### [SUPPLIED ENTRIES]
>> Start

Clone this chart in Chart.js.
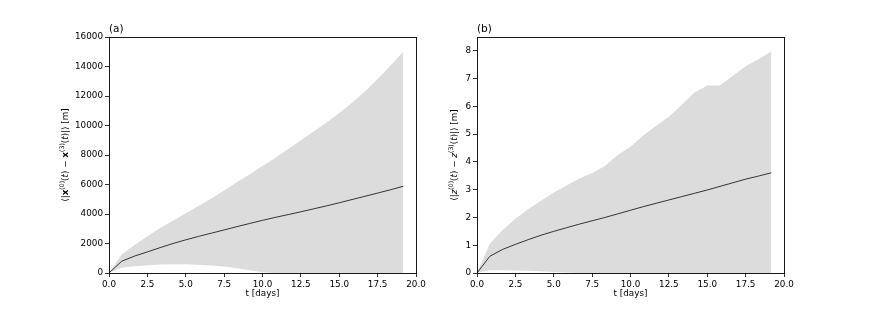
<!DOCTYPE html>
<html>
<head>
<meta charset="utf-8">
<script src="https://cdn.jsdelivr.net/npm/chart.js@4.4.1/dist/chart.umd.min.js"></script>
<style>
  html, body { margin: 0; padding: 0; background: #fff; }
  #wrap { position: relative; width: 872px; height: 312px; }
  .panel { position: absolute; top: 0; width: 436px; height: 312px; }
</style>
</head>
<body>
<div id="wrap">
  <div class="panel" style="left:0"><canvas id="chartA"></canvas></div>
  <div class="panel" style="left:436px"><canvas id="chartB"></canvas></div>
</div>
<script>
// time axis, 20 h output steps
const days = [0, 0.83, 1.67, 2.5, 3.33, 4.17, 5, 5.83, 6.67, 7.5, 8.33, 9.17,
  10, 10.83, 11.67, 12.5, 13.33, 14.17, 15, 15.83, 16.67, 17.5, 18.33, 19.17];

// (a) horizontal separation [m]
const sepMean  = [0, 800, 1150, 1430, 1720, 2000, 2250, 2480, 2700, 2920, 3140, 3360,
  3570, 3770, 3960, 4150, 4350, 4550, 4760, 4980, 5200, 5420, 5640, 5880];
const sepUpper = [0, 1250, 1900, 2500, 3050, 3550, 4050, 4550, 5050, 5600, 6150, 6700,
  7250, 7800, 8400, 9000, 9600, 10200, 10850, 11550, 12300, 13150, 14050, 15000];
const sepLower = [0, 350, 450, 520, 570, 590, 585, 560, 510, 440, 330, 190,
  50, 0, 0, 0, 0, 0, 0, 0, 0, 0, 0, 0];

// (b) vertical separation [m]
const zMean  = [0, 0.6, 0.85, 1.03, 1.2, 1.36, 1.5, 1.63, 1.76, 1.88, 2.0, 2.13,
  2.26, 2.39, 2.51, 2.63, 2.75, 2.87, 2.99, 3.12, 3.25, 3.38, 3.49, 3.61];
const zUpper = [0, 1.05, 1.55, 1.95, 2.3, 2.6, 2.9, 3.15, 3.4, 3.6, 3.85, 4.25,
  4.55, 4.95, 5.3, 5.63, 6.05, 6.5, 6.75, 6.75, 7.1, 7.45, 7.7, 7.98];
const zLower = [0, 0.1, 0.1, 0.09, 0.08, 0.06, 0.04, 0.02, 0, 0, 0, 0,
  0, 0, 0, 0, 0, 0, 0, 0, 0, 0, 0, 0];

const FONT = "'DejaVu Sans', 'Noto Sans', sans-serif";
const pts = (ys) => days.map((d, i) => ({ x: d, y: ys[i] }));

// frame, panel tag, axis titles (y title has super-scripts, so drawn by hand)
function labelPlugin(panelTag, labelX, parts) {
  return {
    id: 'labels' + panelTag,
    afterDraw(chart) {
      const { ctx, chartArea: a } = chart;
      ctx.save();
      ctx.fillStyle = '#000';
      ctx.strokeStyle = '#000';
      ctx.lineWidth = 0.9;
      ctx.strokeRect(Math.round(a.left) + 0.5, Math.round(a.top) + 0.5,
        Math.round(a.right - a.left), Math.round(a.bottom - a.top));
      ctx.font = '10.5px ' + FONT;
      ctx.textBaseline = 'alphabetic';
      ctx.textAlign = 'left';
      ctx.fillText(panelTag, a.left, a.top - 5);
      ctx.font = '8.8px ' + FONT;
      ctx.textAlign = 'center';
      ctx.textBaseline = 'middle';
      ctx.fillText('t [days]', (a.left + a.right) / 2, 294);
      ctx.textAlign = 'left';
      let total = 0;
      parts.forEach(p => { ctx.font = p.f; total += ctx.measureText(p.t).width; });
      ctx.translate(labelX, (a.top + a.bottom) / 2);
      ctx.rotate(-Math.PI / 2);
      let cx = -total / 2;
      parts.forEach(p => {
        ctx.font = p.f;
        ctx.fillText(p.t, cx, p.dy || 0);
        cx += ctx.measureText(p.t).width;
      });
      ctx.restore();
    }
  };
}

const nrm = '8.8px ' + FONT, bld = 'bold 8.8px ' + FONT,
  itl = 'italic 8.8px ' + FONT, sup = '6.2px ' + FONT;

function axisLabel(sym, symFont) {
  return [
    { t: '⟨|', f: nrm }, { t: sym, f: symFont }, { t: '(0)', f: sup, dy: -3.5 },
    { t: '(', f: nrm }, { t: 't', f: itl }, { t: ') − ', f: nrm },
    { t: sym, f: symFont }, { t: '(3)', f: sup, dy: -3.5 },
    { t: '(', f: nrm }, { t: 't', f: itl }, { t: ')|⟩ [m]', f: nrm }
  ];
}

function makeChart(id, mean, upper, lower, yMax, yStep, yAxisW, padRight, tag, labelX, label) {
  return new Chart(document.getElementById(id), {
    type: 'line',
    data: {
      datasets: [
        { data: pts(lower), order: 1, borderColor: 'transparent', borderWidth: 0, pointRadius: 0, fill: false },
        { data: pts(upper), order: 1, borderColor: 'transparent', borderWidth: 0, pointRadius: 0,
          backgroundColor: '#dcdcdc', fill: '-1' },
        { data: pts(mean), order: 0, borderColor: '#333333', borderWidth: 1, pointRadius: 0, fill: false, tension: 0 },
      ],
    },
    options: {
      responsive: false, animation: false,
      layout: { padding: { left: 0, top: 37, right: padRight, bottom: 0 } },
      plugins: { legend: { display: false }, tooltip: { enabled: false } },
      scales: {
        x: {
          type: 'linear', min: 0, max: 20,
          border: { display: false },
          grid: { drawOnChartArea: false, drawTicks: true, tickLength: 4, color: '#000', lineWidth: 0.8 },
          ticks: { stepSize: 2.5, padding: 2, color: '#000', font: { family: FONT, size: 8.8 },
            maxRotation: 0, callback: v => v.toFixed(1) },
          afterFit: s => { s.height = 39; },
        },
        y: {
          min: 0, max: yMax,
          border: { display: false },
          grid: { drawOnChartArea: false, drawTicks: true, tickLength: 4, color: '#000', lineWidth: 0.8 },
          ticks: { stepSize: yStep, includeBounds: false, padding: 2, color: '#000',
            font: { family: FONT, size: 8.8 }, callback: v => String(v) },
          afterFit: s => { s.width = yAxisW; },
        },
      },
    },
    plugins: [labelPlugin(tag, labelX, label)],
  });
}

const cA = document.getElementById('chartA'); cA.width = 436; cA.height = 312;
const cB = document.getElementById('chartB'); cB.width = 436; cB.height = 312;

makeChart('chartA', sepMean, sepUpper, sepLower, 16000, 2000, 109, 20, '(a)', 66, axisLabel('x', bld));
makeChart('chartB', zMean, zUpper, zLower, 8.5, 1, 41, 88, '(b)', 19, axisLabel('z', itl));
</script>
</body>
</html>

>> End
>> Start

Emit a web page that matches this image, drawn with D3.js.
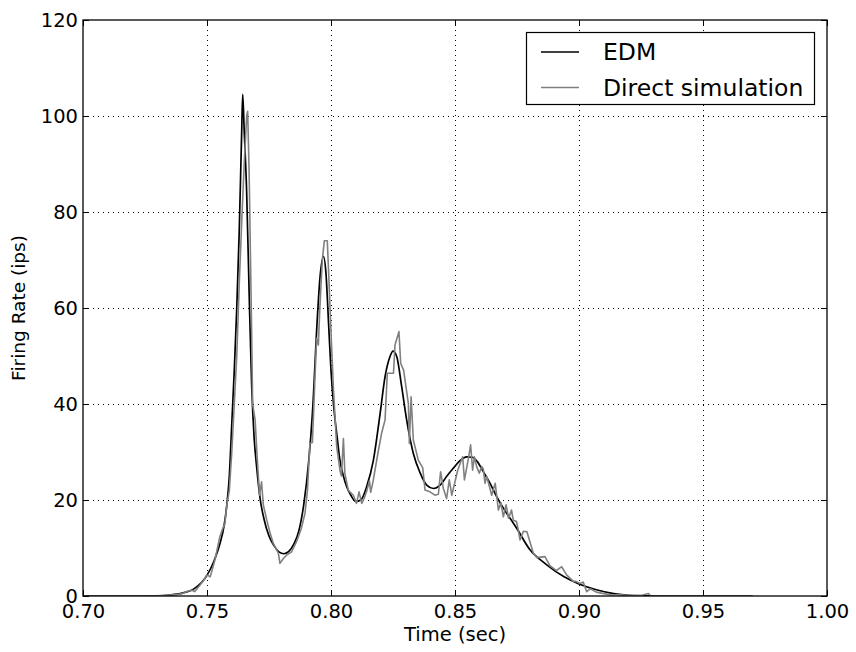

>> End

### [WRITTEN REQUEST]
Gather each line that holds "drawn".

### [WRITTEN ANSWER]
// frame, panel tag, axis titles (y title has super-scripts, so drawn by hand)
Emit a web page that matches this image, drawn with D3.js.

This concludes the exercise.